THE NEW ENERGY SYSTEM
The IEA and other western energy agencies claim that clean energy must be moved forward, but energy consumer countries must also develop more oil supplies because, these agencies say, when the economy recovers oil demand will grow again, and oil shortage will bite. This implies very big spending on the energy sector, if countries have to invest in both energy systems - - clean energy and fossil energy.
Political deciders and policy makers in Asia however know that maintaining the investment effort and political support to clean energy is a win-win stategy: oil prices will stay moderate, the environment will be protected, and jobs will be created.

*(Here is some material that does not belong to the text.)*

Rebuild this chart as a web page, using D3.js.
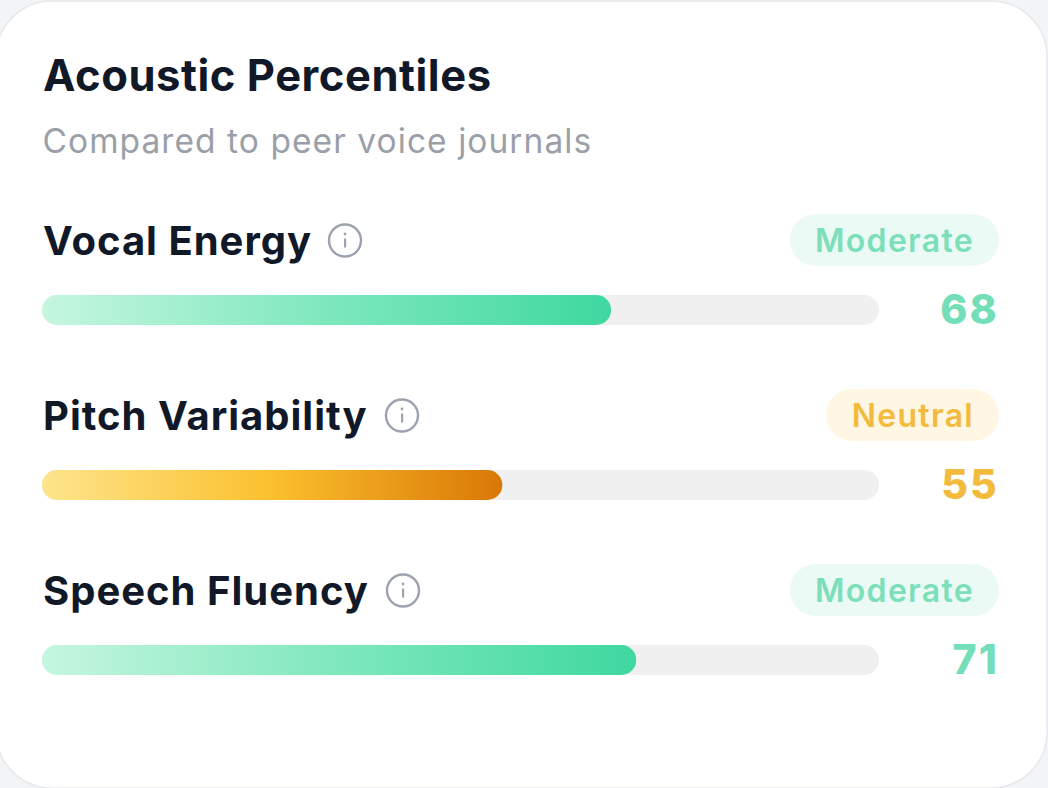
<!DOCTYPE html>
<html><head><meta charset="utf-8">
<script src="https://cdn.jsdelivr.net/npm/d3@7"></script>
<style>html,body{margin:0;padding:0;background:#f3f4f6;overflow:hidden}svg{display:block}text{font-family:Inter,"Noto Sans",sans-serif}</style>
</head><body><div id="chart"></div>
<script>
const title = "Acoustic Percentiles";
const subtitle = "Compared to peer voice journals";
const categories = ["Vocal Energy", "Pitch Variability", "Speech Fluency"];
const values = [68, 55, 71];
const statuses = ["Moderate", "Neutral", "Moderate"];
const iconX = [345, 402, 403];
const badgeLeft = [790, 826, 790];
const palettes = {
  Moderate: {stops:["#c6f6df","#7ee8bd","#3fd8a0"], text:"#7ddfba", pill:"#ebfaf4", num:"#74deb8"},
  Neutral: {stops:["#fde58c","#fbc02d","#d97706"], text:"#f3bb3d", pill:"#fff6e3", num:"#f3bb3d"}
};
const W = 1048, H = 788;
const svg = d3.select("#chart").append("svg").attr("width",W).attr("height",H);
const x = d3.scaleLinear().domain([0,100]).range([42,879]);
const y = d3.scalePoint().domain(categories).range([240,590]);
const barH = 30;
const defs = svg.append("defs");
svg.append("rect").attr("x",-4).attr("y",1).attr("width",W+3).attr("height",H-1).attr("rx",56)
  .attr("fill","#fff").attr("stroke","#e6e8eb").attr("stroke-width",1.5);
svg.append("text").attr("x",43).attr("y",91).attr("font-size",43.5).attr("font-weight",700).attr("letter-spacing",0.55).attr("fill","#111827").text(title);
svg.append("text").attr("x",42.5).attr("y",153).attr("font-size",33.5).attr("font-weight",400).attr("letter-spacing",1.06).attr("fill","#9a9fa8").text(subtitle);

categories.forEach((c,i)=>{
  const p = palettes[statuses[i]], cy = y(c), v = values[i];
  const g = svg.append("g");
  g.append("text").attr("x",43).attr("y",cy+15).attr("font-size",40).attr("font-weight",700).attr("letter-spacing",1).attr("fill","#111827").text(c);
  const ic = g.append("g").attr("transform",`translate(${iconX[i]},${cy+0.5})`);
  ic.append("circle").attr("r",16).attr("fill","none").attr("stroke","#9ca3af").attr("stroke-width",2.4);
  ic.append("rect").attr("x",-1).attr("y",-2).attr("width",2.2).attr("height",9).attr("fill","#9ca3af");
  ic.append("circle").attr("cy",-6.5).attr("r",1.4).attr("fill","#9ca3af");
  g.append("rect").attr("x",badgeLeft[i]).attr("y",cy-26).attr("width",999-badgeLeft[i]).attr("height",52).attr("rx",26).attr("fill",p.pill);
  g.append("text").attr("x",974).attr("y",cy+11.5).attr("text-anchor","end").attr("font-size",32).attr("font-weight",600).attr("letter-spacing",1.3).attr("fill",p.text).text(statuses[i]);
  const by = cy+55;
  g.append("rect").attr("x",x(0)).attr("y",by).attr("width",x(100)-x(0)).attr("height",barH).attr("rx",15).attr("fill","#f0f0f0");
  const id = "grad"+i;
  const gr = defs.append("linearGradient").attr("id",id);
  p.stops.forEach((s,k)=>gr.append("stop").attr("offset",k/(p.stops.length-1)).attr("stop-color",s));
  g.append("rect").attr("x",x(0)).attr("y",by).attr("width",x(v)-x(0)).attr("height",barH).attr("rx",15).attr("fill",`url(#${id})`);
  g.append("text").attr("x",999).attr("y",by+29).attr("text-anchor","end").attr("font-size",41).attr("font-weight",800).attr("letter-spacing",2.2).attr("fill",p.num).text(v);
});
</script></body></html>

Spending more on oil, gas and coal (and especially on oil) is likely not the best strategy because, as the IEA itself shows in its reports and studies, its "bad scenario" of oil price breakout is unlikely to happen: comparing OECD energy dependence of 1973 and 2009, it shows that the richworld group's oil dependence fell from oil covering 52.6% of its total energy demand, to 36% in 2009. This same process is now happening in Asia, and can run even faster in Asia than in the OECD countries; clean energy is set to become the dominant paradigm.
More simply, oil does not fit into the new energy economy. For Asia, certain oilsaving sectors and targets are clear and massive. In particular as noted at the start of this article, we find that oil-based electric power production is the key near-term target.
Due to what is now industrially mature mass production of windpower and solar power equipment, the process of slashing this oil demand can move rapidly. For the low income countries where some still use oil for over 50% of their generation (US oil-fired electricity 2009: 1% of total), the growing supply of newly obsolete solar and windpower equipment in the North, especially in Europe, becomes a key resource. Leapfrogging tech development of windmills, for example, has seen their power spiral from 600 kW to 6000 kW (6 MW) per mill, leading to rapid economic obsolescence of smaller mills built to operate 30 years or more, but retired in less than 10 years.
This type of equipment is often priced at giveaway levels as low as $500 per kW. Heavy discounts also operate on economically obsolescent solar PV equipment, having typical efficiencies of below 12.5% and quickly retired from service, compared with new equipment attaining 18%, but service lifetimes for both are around 30 years. The clean power shift in Asia will accelerate.